Given instruction:
Determine the count of lines holding the string "matplotlib". Return only the number.

>> begin Data excerpts

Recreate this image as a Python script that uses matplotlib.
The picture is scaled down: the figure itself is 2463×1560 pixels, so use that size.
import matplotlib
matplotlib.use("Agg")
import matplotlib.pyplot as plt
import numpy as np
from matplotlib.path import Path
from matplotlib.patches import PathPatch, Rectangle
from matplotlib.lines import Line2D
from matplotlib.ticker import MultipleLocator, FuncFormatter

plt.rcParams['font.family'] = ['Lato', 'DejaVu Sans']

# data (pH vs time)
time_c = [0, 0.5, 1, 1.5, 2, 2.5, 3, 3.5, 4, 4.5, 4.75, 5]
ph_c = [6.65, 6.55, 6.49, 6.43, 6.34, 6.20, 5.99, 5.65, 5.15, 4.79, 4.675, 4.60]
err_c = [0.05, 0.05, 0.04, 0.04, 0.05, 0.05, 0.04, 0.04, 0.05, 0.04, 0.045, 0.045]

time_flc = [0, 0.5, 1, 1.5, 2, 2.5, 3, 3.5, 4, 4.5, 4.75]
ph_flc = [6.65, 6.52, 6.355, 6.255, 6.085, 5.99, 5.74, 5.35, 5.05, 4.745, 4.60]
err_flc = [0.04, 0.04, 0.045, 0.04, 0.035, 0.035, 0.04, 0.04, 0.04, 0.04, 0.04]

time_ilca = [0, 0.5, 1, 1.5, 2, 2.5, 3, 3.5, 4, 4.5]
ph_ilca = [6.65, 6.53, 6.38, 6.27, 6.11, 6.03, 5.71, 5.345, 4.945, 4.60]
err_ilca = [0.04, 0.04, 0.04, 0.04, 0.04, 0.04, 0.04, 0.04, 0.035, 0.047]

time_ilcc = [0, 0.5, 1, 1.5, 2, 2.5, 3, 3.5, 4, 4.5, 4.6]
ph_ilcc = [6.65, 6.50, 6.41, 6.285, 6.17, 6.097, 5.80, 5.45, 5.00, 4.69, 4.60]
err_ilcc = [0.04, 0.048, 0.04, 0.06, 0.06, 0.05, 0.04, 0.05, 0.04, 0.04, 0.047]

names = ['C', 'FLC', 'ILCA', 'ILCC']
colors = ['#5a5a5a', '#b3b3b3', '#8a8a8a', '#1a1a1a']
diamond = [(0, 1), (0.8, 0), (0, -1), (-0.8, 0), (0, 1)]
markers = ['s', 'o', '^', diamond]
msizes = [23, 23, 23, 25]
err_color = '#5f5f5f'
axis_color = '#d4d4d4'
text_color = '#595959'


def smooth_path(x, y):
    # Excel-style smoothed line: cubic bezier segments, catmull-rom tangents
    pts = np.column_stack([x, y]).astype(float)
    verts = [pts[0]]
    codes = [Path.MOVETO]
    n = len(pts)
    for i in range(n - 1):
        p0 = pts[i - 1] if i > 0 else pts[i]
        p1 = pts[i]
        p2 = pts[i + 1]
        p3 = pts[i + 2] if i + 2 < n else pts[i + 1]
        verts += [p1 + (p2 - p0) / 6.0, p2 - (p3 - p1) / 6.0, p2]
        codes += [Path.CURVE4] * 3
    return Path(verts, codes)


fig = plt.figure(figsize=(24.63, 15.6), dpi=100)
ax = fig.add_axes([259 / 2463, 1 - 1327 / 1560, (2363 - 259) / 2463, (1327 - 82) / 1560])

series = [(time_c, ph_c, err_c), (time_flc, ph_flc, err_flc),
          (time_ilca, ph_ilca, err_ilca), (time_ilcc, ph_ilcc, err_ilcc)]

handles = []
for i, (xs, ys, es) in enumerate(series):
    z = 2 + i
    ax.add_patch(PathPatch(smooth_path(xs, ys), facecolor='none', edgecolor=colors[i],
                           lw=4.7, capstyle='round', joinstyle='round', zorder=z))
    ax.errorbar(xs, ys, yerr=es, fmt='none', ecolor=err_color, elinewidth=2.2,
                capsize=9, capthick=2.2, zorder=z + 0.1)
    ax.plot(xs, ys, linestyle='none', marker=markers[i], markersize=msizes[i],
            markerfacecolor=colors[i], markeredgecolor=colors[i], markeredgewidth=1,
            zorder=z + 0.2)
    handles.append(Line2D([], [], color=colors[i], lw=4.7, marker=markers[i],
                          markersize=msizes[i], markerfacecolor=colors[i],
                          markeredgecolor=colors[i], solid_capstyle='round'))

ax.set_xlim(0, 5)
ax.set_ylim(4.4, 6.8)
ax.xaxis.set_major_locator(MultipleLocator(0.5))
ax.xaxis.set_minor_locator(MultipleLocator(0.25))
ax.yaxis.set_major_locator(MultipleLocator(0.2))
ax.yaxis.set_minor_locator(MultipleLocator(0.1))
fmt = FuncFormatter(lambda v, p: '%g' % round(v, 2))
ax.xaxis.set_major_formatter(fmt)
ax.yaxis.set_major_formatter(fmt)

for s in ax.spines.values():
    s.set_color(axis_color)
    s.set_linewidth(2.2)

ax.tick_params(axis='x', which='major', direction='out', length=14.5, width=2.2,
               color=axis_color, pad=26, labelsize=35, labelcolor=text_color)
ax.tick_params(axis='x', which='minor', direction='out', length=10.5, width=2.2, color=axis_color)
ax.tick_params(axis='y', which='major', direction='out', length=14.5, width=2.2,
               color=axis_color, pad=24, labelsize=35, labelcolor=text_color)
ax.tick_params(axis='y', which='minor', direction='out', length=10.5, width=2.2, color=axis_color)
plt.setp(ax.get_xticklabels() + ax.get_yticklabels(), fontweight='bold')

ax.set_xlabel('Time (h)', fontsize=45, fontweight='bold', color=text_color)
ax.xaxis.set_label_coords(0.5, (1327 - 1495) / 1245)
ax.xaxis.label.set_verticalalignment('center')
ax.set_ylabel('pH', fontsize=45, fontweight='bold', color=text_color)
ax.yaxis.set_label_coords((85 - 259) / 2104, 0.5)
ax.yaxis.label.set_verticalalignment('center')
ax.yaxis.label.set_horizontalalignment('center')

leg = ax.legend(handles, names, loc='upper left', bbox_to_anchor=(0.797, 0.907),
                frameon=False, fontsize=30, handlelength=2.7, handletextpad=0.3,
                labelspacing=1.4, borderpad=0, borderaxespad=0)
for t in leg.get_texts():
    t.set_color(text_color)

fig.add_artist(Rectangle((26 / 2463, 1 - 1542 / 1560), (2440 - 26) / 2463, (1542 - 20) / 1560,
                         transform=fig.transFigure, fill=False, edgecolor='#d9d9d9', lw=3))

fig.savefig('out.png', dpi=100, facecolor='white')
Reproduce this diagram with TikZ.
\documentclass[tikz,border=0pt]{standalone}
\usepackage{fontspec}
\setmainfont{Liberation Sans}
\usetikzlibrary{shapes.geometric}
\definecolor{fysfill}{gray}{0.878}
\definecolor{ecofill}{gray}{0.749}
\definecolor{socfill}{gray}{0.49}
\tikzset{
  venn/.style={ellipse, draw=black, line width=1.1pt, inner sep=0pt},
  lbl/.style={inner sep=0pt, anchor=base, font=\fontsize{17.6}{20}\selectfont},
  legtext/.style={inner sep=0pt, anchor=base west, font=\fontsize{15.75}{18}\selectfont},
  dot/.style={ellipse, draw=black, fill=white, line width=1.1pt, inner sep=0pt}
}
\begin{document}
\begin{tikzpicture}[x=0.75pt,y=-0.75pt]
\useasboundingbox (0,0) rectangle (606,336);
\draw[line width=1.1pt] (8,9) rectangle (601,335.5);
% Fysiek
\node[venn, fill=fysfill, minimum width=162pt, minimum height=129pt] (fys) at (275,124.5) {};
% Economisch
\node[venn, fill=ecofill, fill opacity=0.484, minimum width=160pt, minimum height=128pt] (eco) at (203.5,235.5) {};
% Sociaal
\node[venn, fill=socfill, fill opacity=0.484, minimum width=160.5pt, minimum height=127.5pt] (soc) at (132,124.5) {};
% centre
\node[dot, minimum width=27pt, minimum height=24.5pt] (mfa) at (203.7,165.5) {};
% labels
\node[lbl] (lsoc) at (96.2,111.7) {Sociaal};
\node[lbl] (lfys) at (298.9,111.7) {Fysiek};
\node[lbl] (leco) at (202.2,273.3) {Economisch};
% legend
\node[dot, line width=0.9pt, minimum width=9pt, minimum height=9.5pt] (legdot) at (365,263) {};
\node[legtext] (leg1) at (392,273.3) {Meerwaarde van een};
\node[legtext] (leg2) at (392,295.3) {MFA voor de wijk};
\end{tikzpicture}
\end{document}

>> end Data excerpts

Written response:
8